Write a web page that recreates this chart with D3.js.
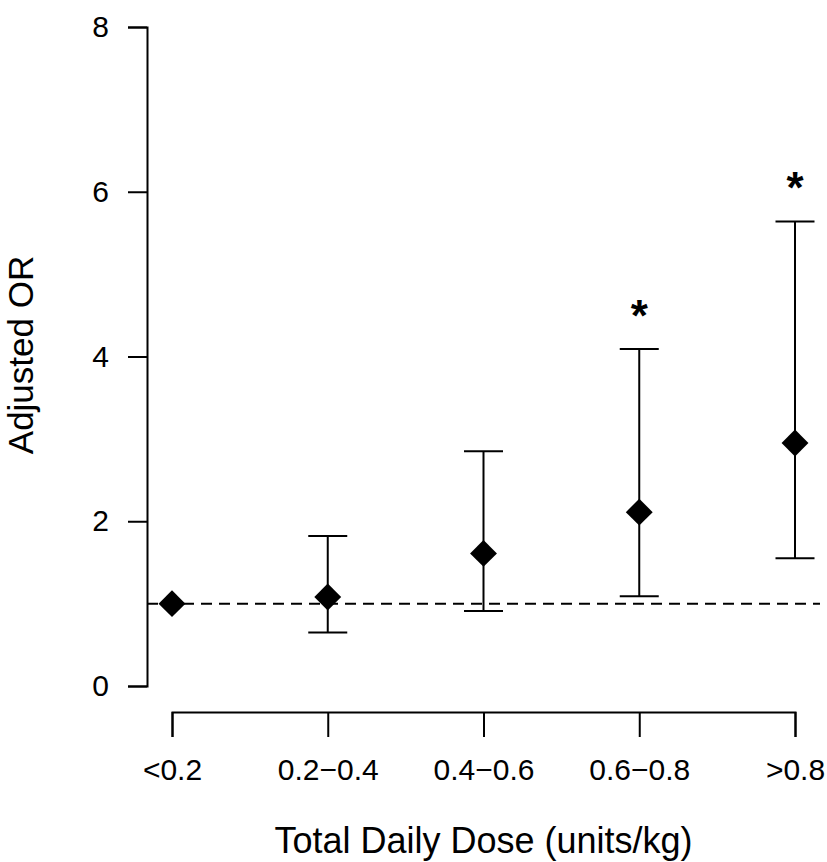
<!DOCTYPE html>
<html>
<head>
<meta charset="utf-8">
<script src="https://cdn.jsdelivr.net/npm/d3@7"></script>
<style>
  html, body { margin: 0; padding: 0; background: #fff; }
  svg { display: block; }
  text { font-family: "Liberation Sans", Arial, Helvetica, sans-serif; fill: #000; }
</style>
</head>
<body>
<div id="chart"></div>
<script>
// ---- data ----
const categories = ["<0.2", "0.2\u22120.4", "0.4\u22120.6", "0.6\u22120.8", ">0.8"];
const orValues   = [1.00, 1.08, 1.61, 2.11, 2.95];
const ciLower    = [null, 0.65, 0.91, 1.09, 1.55];
const ciUpper    = [null, 1.82, 2.85, 4.09, 5.64];
const significant = [false, false, false, true, true];
const yTicks = [0, 2, 4, 6, 8];
const referenceOR = 1;
const xTitle = "Total Daily Dose (units/kg)";
const yTitle = "Adjusted OR";

// ---- layout ----
const W = 827, H = 862;
const plot = { left: 147, right: 820, top: 1, bottom: 712 };

const svg = d3.select("#chart").append("svg")
  .attr("width", W).attr("height", H);

const x = d3.scalePoint().domain(categories).range([172, 795]);
const y = d3.scaleLinear().domain([0, 8]).range([686, 27]);

// y axis
const yAxis = d3.axisLeft(y).tickValues(yTicks).tickFormat(d3.format("d"))
  .tickSize(19).tickPadding(19);
const gy = svg.append("g").attr("transform", `translate(${plot.left},0)`).call(yAxis);
gy.selectAll("path, line").attr("stroke", "#000").attr("stroke-width", 2);
gy.selectAll("text").style("font-size", "30px");

// x axis
const xAxis = d3.axisBottom(x).tickSize(25).tickPadding(22);
const gx = svg.append("g").attr("transform", `translate(0,${plot.bottom})`).call(xAxis);
gx.selectAll("path, line").attr("stroke", "#000").attr("stroke-width", 2);
gx.selectAll("text").style("font-size", "30px");

// reference dashed line
svg.append("line")
  .attr("x1", plot.left).attr("x2", plot.right)
  .attr("y1", y(referenceOR)).attr("y2", y(referenceOR))
  .attr("stroke", "#000").attr("stroke-width", 2)
  .attr("stroke-dasharray", "11,7");

const data = categories.map((c, i) => ({
  c, or: orValues[i], lo: ciLower[i], hi: ciUpper[i], sig: significant[i]
}));

// error bars
const capHalf = 19.5;
const eb = svg.append("g").selectAll("g").data(data.filter(d => d.lo != null)).join("g");
eb.append("line")
  .attr("x1", d => x(d.c)).attr("x2", d => x(d.c))
  .attr("y1", d => y(d.lo)).attr("y2", d => y(d.hi))
  .attr("stroke", "#000").attr("stroke-width", 2);
eb.append("line")
  .attr("x1", d => x(d.c) - capHalf).attr("x2", d => x(d.c) + capHalf)
  .attr("y1", d => y(d.hi)).attr("y2", d => y(d.hi))
  .attr("stroke", "#000").attr("stroke-width", 2);
eb.append("line")
  .attr("x1", d => x(d.c) - capHalf).attr("x2", d => x(d.c) + capHalf)
  .attr("y1", d => y(d.lo)).attr("y2", d => y(d.lo))
  .attr("stroke", "#000").attr("stroke-width", 2);

// diamonds
svg.append("g").selectAll("path").data(data).join("path")
  .attr("d", d3.symbol().type(d3.symbolSquare).size(19 * 19))
  .attr("transform", d => `translate(${x(d.c)},${y(d.or)}) rotate(45)`)
  .attr("fill", "#000");

// significance stars
svg.append("g").selectAll("text").data(data.filter(d => d.sig)).join("text")
  .attr("x", d => x(d.c))
  .attr("y", d => y(d.hi) - 18)
  .attr("text-anchor", "middle")
  .style("font-size", "44px")
  .style("font-weight", "bold")
  .text("*");

// axis titles
svg.append("text")
  .attr("x", (plot.left + plot.right) / 2)
  .attr("y", 853)
  .attr("text-anchor", "middle")
  .style("font-size", "36px")
  .text(xTitle);

svg.append("text")
  .attr("transform", `translate(33,355) rotate(-90)`)
  .attr("text-anchor", "middle")
  .style("font-size", "35px")
  .text(yTitle);
</script>
</body>
</html>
+-------+
▶ _Exercise details_:
Find each line holding the string "chart" and copy it out.

▶ _Solution for this task_:
Write a web page that recreates this chart with D3.js.
<div id="chart"></div>
const svg = d3.select("#chart").append("svg")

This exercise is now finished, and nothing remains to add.